SMUSD Bans Future Cell Towers

In a step forward for many San Marino parents and residents, the San Marino Unified School District Board of Education formally banned the future construction of cellphone signal towers on district property.
Although the resolution approved by the board at last week’s meeting does not force the removal of the two towers — the subject of regular objection by community stakeholders — on school district property, it will comfort those aggrieved by prohibiting them in the future.
“We’re still trying to get the current cell towers moved from their current location,” Superintendent Alex Cherniss said in a phone interview. “It’s taking longer than we would have liked.”
Verizon Wireless owns both of the towers. It is presently upgrading a tower at a senior living facility in unincorporated property nearby to allow for the relocation of its equipment from San Marino High School. The site near the district office and Huntington Middle School, however, remains in limbo as Verizon works with city officials to determine an amenable option.
Options include deploying a number of smaller devices atop a series of commercial buildings along Huntington Drive. A previously discussed plan involved placing the tower behind City Hall, but both the police and fire department objected because of that area’s immediate proximity to the city’s Emergency Operations Center.
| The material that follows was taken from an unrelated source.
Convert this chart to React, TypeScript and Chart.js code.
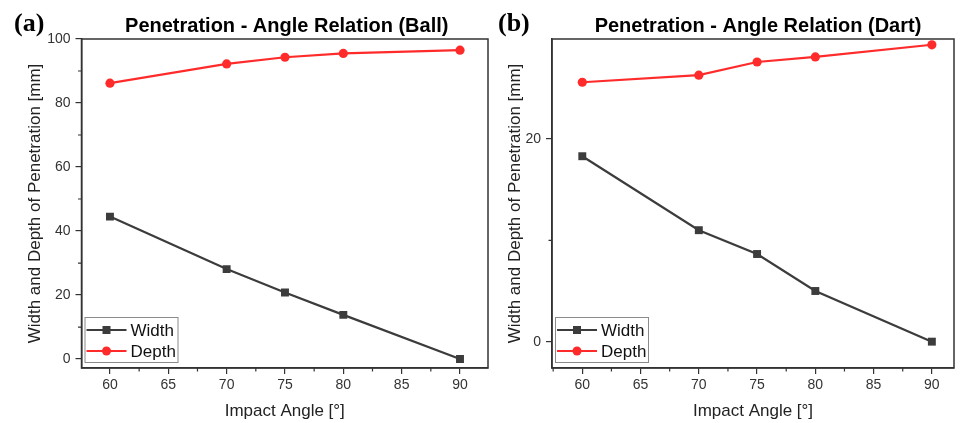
import React, { useEffect, useRef } from "react";
import { Chart, registerables } from "chart.js";

Chart.register(...registerables);

// ---------- data ----------
const angles = [60, 70, 75, 80, 90];
const ballWidth = [44.5, 28.1, 20.8, 13.8, 0];
const ballDepth = [86.2, 92.2, 94.3, 95.5, 96.5];
const dartWidth = [18.3, 11.0, 8.65, 5.0, 0];
const dartDepth = [25.6, 26.3, 27.6, 28.1, 29.3];
const seriesNames = ["Width", "Depth"];
const chartTitles = [
  "Penetration - Angle Relation (Ball)",
  "Penetration - Angle Relation (Dart)",
];
const panelLabels = ["(a)", "(b)"];
const xAxisTitle = "Impact Angle [°]";
const yAxisTitle = "Width and Depth of Penetration [mm]";
const xMajorStep = 5;
const yMajorStep = 20;

const FONT = "'Liberation Sans', Arial, sans-serif";
const WIDTH_COLOR = "#3c3c3c";
const DEPTH_COLOR = "#ff2b2b";
const AXIS_COLOR = "#333333";
const H = 423;

const decorPlugin = {
  id: "decor",
  afterDraw(chart: any, _args: any, opts: any) {
    const ctx = chart.ctx as CanvasRenderingContext2D;
    const a = chart.chartArea;
    ctx.save();
    // frame
    ctx.strokeStyle = AXIS_COLOR;
    ctx.lineWidth = 1.5;
    ctx.strokeRect(a.left, a.top, a.right - a.left, a.bottom - a.top);

    // minor ticks
    const xs = chart.scales.x;
    const ys = chart.scales.y;
    ctx.lineWidth = 1.2;
    ctx.beginPath();
    const x0 = Math.ceil((xs.min - xMajorStep / 2) / xMajorStep) * xMajorStep + xMajorStep / 2;
    for (let v = x0; v <= xs.max; v += xMajorStep) {
      if (v < xs.min) continue;
      const px = xs.getPixelForValue(v);
      ctx.moveTo(px, a.bottom);
      ctx.lineTo(px, a.bottom + 3.5);
    }
    const y0 = Math.ceil((ys.min - yMajorStep / 2) / yMajorStep) * yMajorStep + yMajorStep / 2;
    for (let v = y0; v < ys.max; v += yMajorStep) {
      if (v < ys.min) continue;
      const py = ys.getPixelForValue(v);
      ctx.moveTo(a.left, py);
      ctx.lineTo(a.left - 3.5, py);
    }
    ctx.stroke();

    // title
    ctx.fillStyle = "#000";
    ctx.font = `bold 20px ${FONT}`;
    ctx.textAlign = "center";
    ctx.textBaseline = "alphabetic";
    ctx.fillText(opts.title, (a.left + a.right) / 2 + (opts.titleShift || 0), 32);

    // panel label
    ctx.font = `bold 26px 'Liberation Serif', 'Times New Roman', serif`;
    ctx.textAlign = "left";
    ctx.fillText(opts.label, opts.labelX, 31);

    // legend
    const bx = a.left + 3;
    const by = a.bottom - 51;
    const bw = 93;
    const bh = 45;
    ctx.fillStyle = "#fff";
    ctx.fillRect(bx, by, bw, bh);
    ctx.strokeStyle = "#8a8a8a";
    ctx.lineWidth = 1;
    ctx.strokeRect(bx + 0.5, by + 0.5, bw, bh);
    chart.data.datasets.forEach((ds: any, i: number) => {
      const cy = by + 13 + i * 21;
      ctx.strokeStyle = ds.borderColor;
      ctx.lineWidth = 2.2;
      ctx.beginPath();
      ctx.moveTo(bx + 2, cy);
      ctx.lineTo(bx + 42, cy);
      ctx.stroke();
      ctx.fillStyle = ds.borderColor;
      if (ds.pointStyle === "rect") {
        ctx.fillRect(bx + 22 - 4, cy - 4, 8, 8);
      } else {
        ctx.beginPath();
        ctx.arc(bx + 22, cy, 4.5, 0, Math.PI * 2);
        ctx.fill();
      }
      ctx.fillStyle = "#111";
      ctx.font = `17px ${FONT}`;
      ctx.textAlign = "left";
      ctx.textBaseline = "middle";
      ctx.fillText(ds.label, bx + 46, cy + 1);
    });
    ctx.restore();
  },
};

function makeConfig(p: {
  width: number[];
  depth: number[];
  title: string;
  label: string;
  labelX: number;
  titleShift: number;
  xMin: number;
  xMax: number;
  yMin: number;
  yMax: number;
  yScaleWidth: number;
  yTitlePad: number;
  rightPad: number;
}): any {
  return {
    type: "line",
    data: {
      labels: angles,
      datasets: [
        {
          label: seriesNames[0],
          data: angles.map((x, i) => ({ x, y: p.width[i] })),
          borderColor: WIDTH_COLOR,
          backgroundColor: WIDTH_COLOR,
          borderWidth: 2.2,
          pointStyle: "rect",
          pointRadius: 5.6,
          pointBorderWidth: 0,
          tension: 0,
        },
        {
          label: seriesNames[1],
          data: angles.map((x, i) => ({ x, y: p.depth[i] })),
          borderColor: DEPTH_COLOR,
          backgroundColor: DEPTH_COLOR,
          borderWidth: 2.2,
          pointStyle: "circle",
          pointRadius: 4.6,
          pointBorderWidth: 0,
          tension: 0,
        },
      ],
    },
    options: {
      responsive: false,
      animation: false,
      layout: { padding: { top: 39, right: p.rightPad, left: 0, bottom: 0 } },
      plugins: {
        legend: { display: false },
        title: { display: false },
        tooltip: { enabled: false },
        decor: { title: p.title, label: p.label, labelX: p.labelX, titleShift: p.titleShift },
      },
      scales: {
        x: {
          type: "linear",
          min: p.xMin,
          max: p.xMax,
          afterFit: (s: any) => {
            s.height = H - 368;
          },
          ticks: {
            stepSize: xMajorStep,
            includeBounds: false,
            color: AXIS_COLOR,
            padding: 3,
            font: { family: FONT, size: 14 },
            maxRotation: 0,
          },
          grid: {
            drawOnChartArea: false,
            drawTicks: true,
            tickLength: 6,
            color: AXIS_COLOR,
            lineWidth: 1.2,
          },
          border: { display: true, color: AXIS_COLOR, width: 1.5 },
          title: {
            display: true,
            text: xAxisTitle,
            color: "#222",
            font: { family: FONT, size: 17 },
            padding: { top: 0, bottom: 1 },
          },
        },
        y: {
          type: "linear",
          min: p.yMin,
          max: p.yMax,
          afterFit: (s: any) => {
            s.width = p.yScaleWidth;
          },
          ticks: {
            stepSize: yMajorStep,
            includeBounds: false,
            color: AXIS_COLOR,
            padding: 5,
            font: { family: FONT, size: 14 },
          },
          grid: {
            drawOnChartArea: false,
            drawTicks: true,
            tickLength: 6,
            color: AXIS_COLOR,
            lineWidth: 1.2,
          },
          border: { display: true, color: AXIS_COLOR, width: 1.5 },
          title: {
            display: true,
            text: yAxisTitle,
            color: "#222",
            font: { family: FONT, size: 17 },
            padding: { top: p.yTitlePad, bottom: 0 },
          },
        },
      },
    },
    plugins: [decorPlugin],
  };
}

function Panel({ left, width, config }: { left: number; width: number; config: any }) {
  const ref = useRef<HTMLCanvasElement>(null);
  useEffect(() => {
    const chart = new Chart(ref.current as HTMLCanvasElement, config);
    return () => chart.destroy();
  }, []);
  return (
    <canvas
      ref={ref}
      width={width}
      height={H}
      style={{ position: "absolute", left, top: 0, width, height: H, display: "block" }}
    />
  );
}

export default function App() {
  const ballCfg = makeConfig({
    width: ballWidth,
    depth: ballDepth,
    title: chartTitles[0],
    label: panelLabels[0],
    labelX: 14,
    titleShift: 2,
    xMin: 57.56,
    xMax: 92.4,
    yMin: -2.8,
    yMax: 100,
    yScaleWidth: 81.5,
    yTitlePad: 25,
    rightPad: 6,
  });
  const dartCfg = makeConfig({
    width: dartWidth,
    depth: dartDepth,
    title: chartTitles[1],
    label: panelLabels[1],
    labelX: 8,
    titleShift: 5,
    xMin: 57.4,
    xMax: 91.9,
    yMin: -2.6,
    yMax: 29.87,
    yScaleWidth: 62,
    yTitlePad: 15,
    rightPad: 6,
  });
  return (
    <div style={{ position: "fixed", left: 0, top: 0, width: 960, height: H, background: "#fff" }}>
      <Panel left={0} width={494} config={ballCfg} />
      <Panel left={490} width={470} config={dartCfg} />
    </div>
  );
}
Both towers have earned ire from residents for a variety of reasons, including safety hazards that might arise from an earthquake or strong winds, and even worries about signal radiation.
“Everybody has different concerns,” Cherniss said.
Resident Miriam Quan, who with husband Ray, have long vocally opposed the towers, said she was excited about this resolution.
“This is a positive move in the right direction and something that I think both parties have worked toward for a long time,” she said after the board voted on the resolution. “The resolution will be a placeholder to give future school boards pause before they consider signing any future leases with a wireless company.
“I feel that this also shows that the current school board cares about the health, safety and welfare of future generations of students who will be attending our wonderful No. 1-rated school district and will be a positive accomplishment and lasting legacy of the current school board,” Quan added.
Although the school district was earning rent money for leasing the site, the language of the resolution established that the costs “outweigh the benefits” of such an arrangement. Cherniss indicated the district would continue working to have the two towers removed.
“I think they’re happy with the resolution, but ultimately, I think they want the towers moved,” he said of residents. “I think it’s a step in the right direction, but dealing with the current towers is really our priority right now.”